Dopo l’intervallo della seconda guerra mondiale che lo vede arruolarsi volontario paracadutista, Il baldo giovanotto proveniente da O’Fallon, nell’Illinois dove era nato nel 1918, lancia in resta  si butta a capofitto   nella mischia a caccia del successo che giunge imprevisto per quel film accanto a Gloria Swanson.

Da quel momento in poi , si ripropone nell’ambiente con maggiore convinzione alternando vari personaggi spesso in contrapposizione tra loro e nei ruoli più leggeri diviene l’attore ideale da affiancare alle belle dive del momento.

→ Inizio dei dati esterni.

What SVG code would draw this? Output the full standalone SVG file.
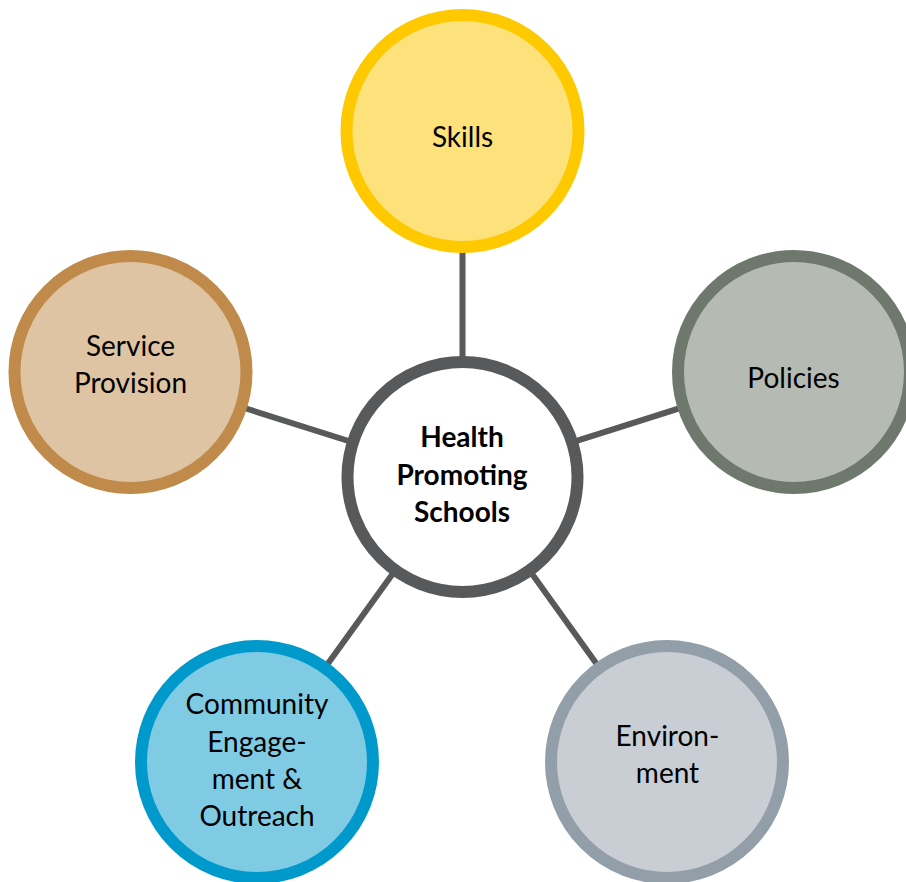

Ancora con Wilder vince il premio Oscar nel 1953 per l’intensa interpretazione di  Sefton il prigioniero di guerra in “Stalag 17”; completa il trittico con quel grande regista impersonando in “Sabrina” l’apparentemente vacuo e stranamente ossigenato David, che corteggia brillantemente  la deliziosa Audrey Hepburn prima di capire che è di suo fratello Linus(Humprhey Bogart)  che lei è inconsciamente innamorata;  si rispecchia senza sfigurare nelle splendide  fattezze di Grace Kelly  nei due film girati assieme:” La ragazza di campagna” e “I ponti di Toko-Ri”; e mollemente s’adagia nella disillusione di un misterioso vagabondo flirtando con l’abbagliante Kim Novak in “Picnic”del 1955.  In quello stesso anno nella parte di un vissuto giornalista affianca la romantica Jenifer Jones nel suo film più conosciuto“L’amore è una cosa meravigliosa” dove risuona un’indimenticabile colonna sonora.

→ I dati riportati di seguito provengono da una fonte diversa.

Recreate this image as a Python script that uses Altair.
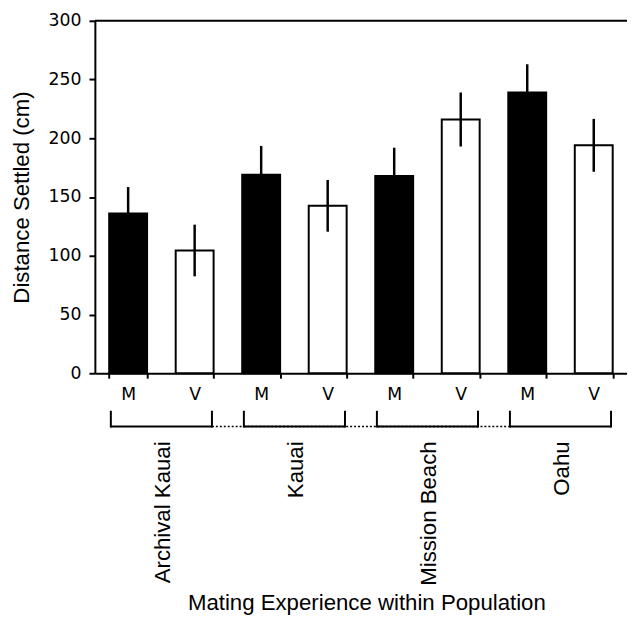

Giusto una pausa di un biennio, dopo cinque anni tirati tutti d’un fiato per ritornare sul set puntiglioso più che mai nel kolossal” Il ponte sul fiume Kwai” dove esprime la temerarietà e il coraggio d’un prigioniero americano e poi si concede un opportuna scavallata per assecondare il rude John Wayne di “Soldati a cavallo”.

Ritorna alle origini nel romantico  ruolo di un giornalista innamorato dell’esotica Nancy Kwan ne “Il mondo di Suzie Wong”, s’intrufola nel mondo delle spie al fianco dell’attraente Lilli Palmer ne”Il falso traditore” e si ritrova ancora a recitare in“Insieme a Parigi”con Audrey Hepburn la donna che non volle condividere la sua vita con lui.  A cinquantatre anni, vittima della depressione e bevitore accanito, William Franklin Beedle Junior, il suo vero nome, si lascia scivolare la vita dietro e alla gemma lucente del succitato Mucchio selvaggio aggiungerà solamente solo qualche altro prezioso: la parte del disincantato giornalista de “Quinto potere” e la toccante interpretazione dell’anziano scout in ”Il bambino e il cacciatore”. In mezzo qualche paccottiglia: doveva pur sopravvivere per potersi ogni tanto aprire uno dei più bei sorrisi di Hollywood che in seguito a una banale caduta avvenuta nella sua dimora si spense nel 1981, rimanendo però indimenticabile per via di quella svettante figura sempre pronta a disegnare arabescati profili di uomini nel magico mondo dell’illusione chiamato cinema.